■ What you have to do: Below is a listing to write out in full, exactly as given, without its pictures.

■ Stored data:
>> begin
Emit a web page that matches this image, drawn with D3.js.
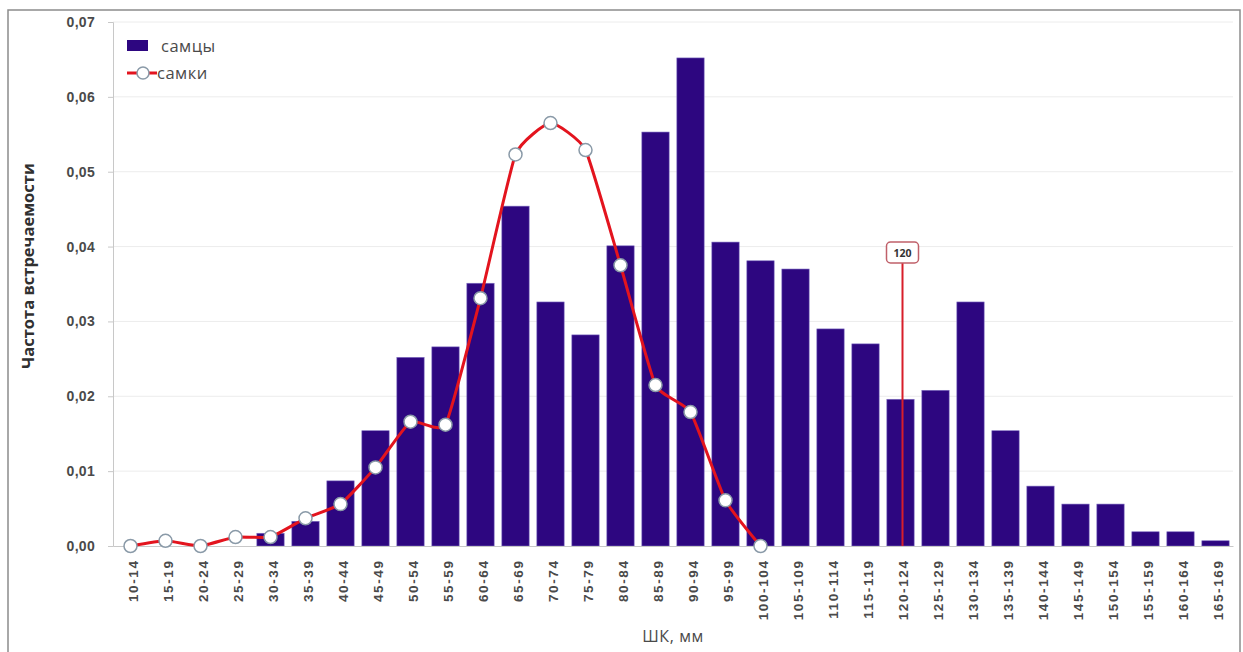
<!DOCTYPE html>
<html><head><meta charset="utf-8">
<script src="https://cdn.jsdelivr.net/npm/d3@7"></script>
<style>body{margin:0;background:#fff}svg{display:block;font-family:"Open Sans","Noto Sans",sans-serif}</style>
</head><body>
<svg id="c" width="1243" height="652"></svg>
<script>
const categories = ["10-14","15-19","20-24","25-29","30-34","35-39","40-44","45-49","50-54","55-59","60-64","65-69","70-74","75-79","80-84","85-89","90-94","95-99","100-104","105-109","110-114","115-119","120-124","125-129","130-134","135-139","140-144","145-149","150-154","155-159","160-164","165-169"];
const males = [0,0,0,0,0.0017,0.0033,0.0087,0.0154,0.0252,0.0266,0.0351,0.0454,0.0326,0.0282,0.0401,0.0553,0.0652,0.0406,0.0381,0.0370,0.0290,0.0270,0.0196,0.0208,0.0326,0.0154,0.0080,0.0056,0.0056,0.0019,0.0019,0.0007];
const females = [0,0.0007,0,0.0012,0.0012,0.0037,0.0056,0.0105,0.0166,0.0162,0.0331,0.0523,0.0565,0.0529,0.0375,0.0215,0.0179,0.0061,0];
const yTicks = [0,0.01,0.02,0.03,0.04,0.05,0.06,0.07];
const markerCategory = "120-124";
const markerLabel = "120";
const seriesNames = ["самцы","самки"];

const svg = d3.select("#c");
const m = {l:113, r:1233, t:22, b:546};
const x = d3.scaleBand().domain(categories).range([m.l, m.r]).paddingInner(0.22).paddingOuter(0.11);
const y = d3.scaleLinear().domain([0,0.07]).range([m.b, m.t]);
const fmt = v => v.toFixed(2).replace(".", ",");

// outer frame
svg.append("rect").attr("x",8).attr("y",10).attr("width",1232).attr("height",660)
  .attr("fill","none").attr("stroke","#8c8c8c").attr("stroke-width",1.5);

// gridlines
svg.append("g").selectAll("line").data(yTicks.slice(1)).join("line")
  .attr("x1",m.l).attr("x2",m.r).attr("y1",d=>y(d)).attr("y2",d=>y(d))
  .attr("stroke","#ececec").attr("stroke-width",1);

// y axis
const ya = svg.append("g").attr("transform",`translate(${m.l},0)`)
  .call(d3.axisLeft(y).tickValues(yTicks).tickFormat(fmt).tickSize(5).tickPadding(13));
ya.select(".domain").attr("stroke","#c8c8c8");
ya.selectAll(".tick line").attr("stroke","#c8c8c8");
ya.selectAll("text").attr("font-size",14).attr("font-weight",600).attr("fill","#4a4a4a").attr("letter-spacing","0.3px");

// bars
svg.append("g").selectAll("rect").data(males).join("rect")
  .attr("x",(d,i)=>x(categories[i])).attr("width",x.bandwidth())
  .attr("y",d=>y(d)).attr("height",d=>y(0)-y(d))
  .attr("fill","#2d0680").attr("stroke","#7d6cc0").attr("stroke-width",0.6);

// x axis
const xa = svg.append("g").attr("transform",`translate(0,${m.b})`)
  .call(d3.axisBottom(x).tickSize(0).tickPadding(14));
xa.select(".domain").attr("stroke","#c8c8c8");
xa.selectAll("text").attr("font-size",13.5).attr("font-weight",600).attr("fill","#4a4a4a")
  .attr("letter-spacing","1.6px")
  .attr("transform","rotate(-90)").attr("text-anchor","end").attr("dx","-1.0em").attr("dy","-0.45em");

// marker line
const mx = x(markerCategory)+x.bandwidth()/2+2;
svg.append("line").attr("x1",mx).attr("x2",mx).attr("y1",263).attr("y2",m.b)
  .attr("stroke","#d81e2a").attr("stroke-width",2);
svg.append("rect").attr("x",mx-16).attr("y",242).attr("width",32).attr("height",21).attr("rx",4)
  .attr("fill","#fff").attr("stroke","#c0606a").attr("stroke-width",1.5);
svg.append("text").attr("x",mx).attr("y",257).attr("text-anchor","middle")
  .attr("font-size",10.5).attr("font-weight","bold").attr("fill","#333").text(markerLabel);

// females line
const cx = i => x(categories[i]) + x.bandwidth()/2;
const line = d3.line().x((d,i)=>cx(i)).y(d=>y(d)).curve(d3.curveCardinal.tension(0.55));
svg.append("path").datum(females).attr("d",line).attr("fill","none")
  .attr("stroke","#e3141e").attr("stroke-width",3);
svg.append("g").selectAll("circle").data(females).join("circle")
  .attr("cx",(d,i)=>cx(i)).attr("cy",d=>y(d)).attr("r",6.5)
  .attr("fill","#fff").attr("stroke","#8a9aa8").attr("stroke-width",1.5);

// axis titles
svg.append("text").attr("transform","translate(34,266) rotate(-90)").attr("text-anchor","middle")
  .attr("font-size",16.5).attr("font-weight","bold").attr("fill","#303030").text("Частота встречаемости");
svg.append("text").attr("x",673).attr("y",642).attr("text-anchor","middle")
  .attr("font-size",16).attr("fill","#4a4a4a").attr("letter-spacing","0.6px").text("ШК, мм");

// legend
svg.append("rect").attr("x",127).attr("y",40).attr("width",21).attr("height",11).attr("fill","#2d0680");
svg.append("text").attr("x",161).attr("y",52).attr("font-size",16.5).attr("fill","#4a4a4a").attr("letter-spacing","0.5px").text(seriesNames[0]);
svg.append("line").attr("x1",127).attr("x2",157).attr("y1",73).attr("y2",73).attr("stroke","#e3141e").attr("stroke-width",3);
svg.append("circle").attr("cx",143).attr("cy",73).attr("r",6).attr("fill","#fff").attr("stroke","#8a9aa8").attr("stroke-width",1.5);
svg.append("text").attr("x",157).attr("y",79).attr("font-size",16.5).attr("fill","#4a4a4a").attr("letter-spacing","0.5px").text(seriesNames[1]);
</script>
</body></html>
>> end
■ The answer:
Emit a web page that matches this image, drawn with D3.js.
<!DOCTYPE html>
<html><head><meta charset="utf-8">
<script src="https://cdn.jsdelivr.net/npm/d3@7"></script>
<style>body{margin:0;background:#fff}svg{display:block;font-family:"Open Sans","Noto Sans",sans-serif}</style>
</head><body>
<svg id="c" width="1243" height="652"></svg>
<script>
const categories = ["10-14","15-19","20-24","25-29","30-34","35-39","40-44","45-49","50-54","55-59","60-64","65-69","70-74","75-79","80-84","85-89","90-94","95-99","100-104","105-109","110-114","115-119","120-124","125-129","130-134","135-139","140-144","145-149","150-154","155-159","160-164","165-169"];
const males = [0,0,0,0,0.0017,0.0033,0.0087,0.0154,0.0252,0.0266,0.0351,0.0454,0.0326,0.0282,0.0401,0.0553,0.0652,0.0406,0.0381,0.0370,0.0290,0.0270,0.0196,0.0208,0.0326,0.0154,0.0080,0.0056,0.0056,0.0019,0.0019,0.0007];
const females = [0,0.0007,0,0.0012,0.0012,0.0037,0.0056,0.0105,0.0166,0.0162,0.0331,0.0523,0.0565,0.0529,0.0375,0.0215,0.0179,0.0061,0];
const yTicks = [0,0.01,0.02,0.03,0.04,0.05,0.06,0.07];
const markerCategory = "120-124";
const markerLabel = "120";
const seriesNames = ["самцы","самки"];

const svg = d3.select("#c");
const m = {l:113, r:1233, t:22, b:546};
const x = d3.scaleBand().domain(categories).range([m.l, m.r]).paddingInner(0.22).paddingOuter(0.11);
const y = d3.scaleLinear().domain([0,0.07]).range([m.b, m.t]);
const fmt = v => v.toFixed(2).replace(".", ",");

// outer frame
svg.append("rect").attr("x",8).attr("y",10).attr("width",1232).attr("height",660)
  .attr("fill","none").attr("stroke","#8c8c8c").attr("stroke-width",1.5);

// gridlines
svg.append("g").selectAll("line").data(yTicks.slice(1)).join("line")
  .attr("x1",m.l).attr("x2",m.r).attr("y1",d=>y(d)).attr("y2",d=>y(d))
  .attr("stroke","#ececec").attr("stroke-width",1);

// y axis
const ya = svg.append("g").attr("transform",`translate(${m.l},0)`)
  .call(d3.axisLeft(y).tickValues(yTicks).tickFormat(fmt).tickSize(5).tickPadding(13));
ya.select(".domain").attr("stroke","#c8c8c8");
ya.selectAll(".tick line").attr("stroke","#c8c8c8");
ya.selectAll("text").attr("font-size",14).attr("font-weight",600).attr("fill","#4a4a4a").attr("letter-spacing","0.3px");

// bars
svg.append("g").selectAll("rect").data(males).join("rect")
  .attr("x",(d,i)=>x(categories[i])).attr("width",x.bandwidth())
  .attr("y",d=>y(d)).attr("height",d=>y(0)-y(d))
  .attr("fill","#2d0680").attr("stroke","#7d6cc0").attr("stroke-width",0.6);

// x axis
const xa = svg.append("g").attr("transform",`translate(0,${m.b})`)
  .call(d3.axisBottom(x).tickSize(0).tickPadding(14));
xa.select(".domain").attr("stroke","#c8c8c8");
xa.selectAll("text").attr("font-size",13.5).attr("font-weight",600).attr("fill","#4a4a4a")
  .attr("letter-spacing","1.6px")
  .attr("transform","rotate(-90)").attr("text-anchor","end").attr("dx","-1.0em").attr("dy","-0.45em");

// marker line
const mx = x(markerCategory)+x.bandwidth()/2+2;
svg.append("line").attr("x1",mx).attr("x2",mx).attr("y1",263).attr("y2",m.b)
  .attr("stroke","#d81e2a").attr("stroke-width",2);
svg.append("rect").attr("x",mx-16).attr("y",242).attr("width",32).attr("height",21).attr("rx",4)
  .attr("fill","#fff").attr("stroke","#c0606a").attr("stroke-width",1.5);
svg.append("text").attr("x",mx).attr("y",257).attr("text-anchor","middle")
  .attr("font-size",10.5).attr("font-weight","bold").attr("fill","#333").text(markerLabel);

// females line
const cx = i => x(categories[i]) + x.bandwidth()/2;
const line = d3.line().x((d,i)=>cx(i)).y(d=>y(d)).curve(d3.curveCardinal.tension(0.55));
svg.append("path").datum(females).attr("d",line).attr("fill","none")
  .attr("stroke","#e3141e").attr("stroke-width",3);
svg.append("g").selectAll("circle").data(females).join("circle")
  .attr("cx",(d,i)=>cx(i)).attr("cy",d=>y(d)).attr("r",6.5)
  .attr("fill","#fff").attr("stroke","#8a9aa8").attr("stroke-width",1.5);

// axis titles
svg.append("text").attr("transform","translate(34,266) rotate(-90)").attr("text-anchor","middle")
  .attr("font-size",16.5).attr("font-weight","bold").attr("fill","#303030").text("Частота встречаемости");
svg.append("text").attr("x",673).attr("y",642).attr("text-anchor","middle")
  .attr("font-size",16).attr("fill","#4a4a4a").attr("letter-spacing","0.6px").text("ШК, мм");

// legend
svg.append("rect").attr("x",127).attr("y",40).attr("width",21).attr("height",11).attr("fill","#2d0680");
svg.append("text").attr("x",161).attr("y",52).attr("font-size",16.5).attr("fill","#4a4a4a").attr("letter-spacing","0.5px").text(seriesNames[0]);
svg.append("line").attr("x1",127).attr("x2",157).attr("y1",73).attr("y2",73).attr("stroke","#e3141e").attr("stroke-width",3);
svg.append("circle").attr("cx",143).attr("cy",73).attr("r",6).attr("fill","#fff").attr("stroke","#8a9aa8").attr("stroke-width",1.5);
svg.append("text").attr("x",157).attr("y",79).attr("font-size",16.5).attr("fill","#4a4a4a").attr("letter-spacing","0.5px").text(seriesNames[1]);
</script>
</body></html>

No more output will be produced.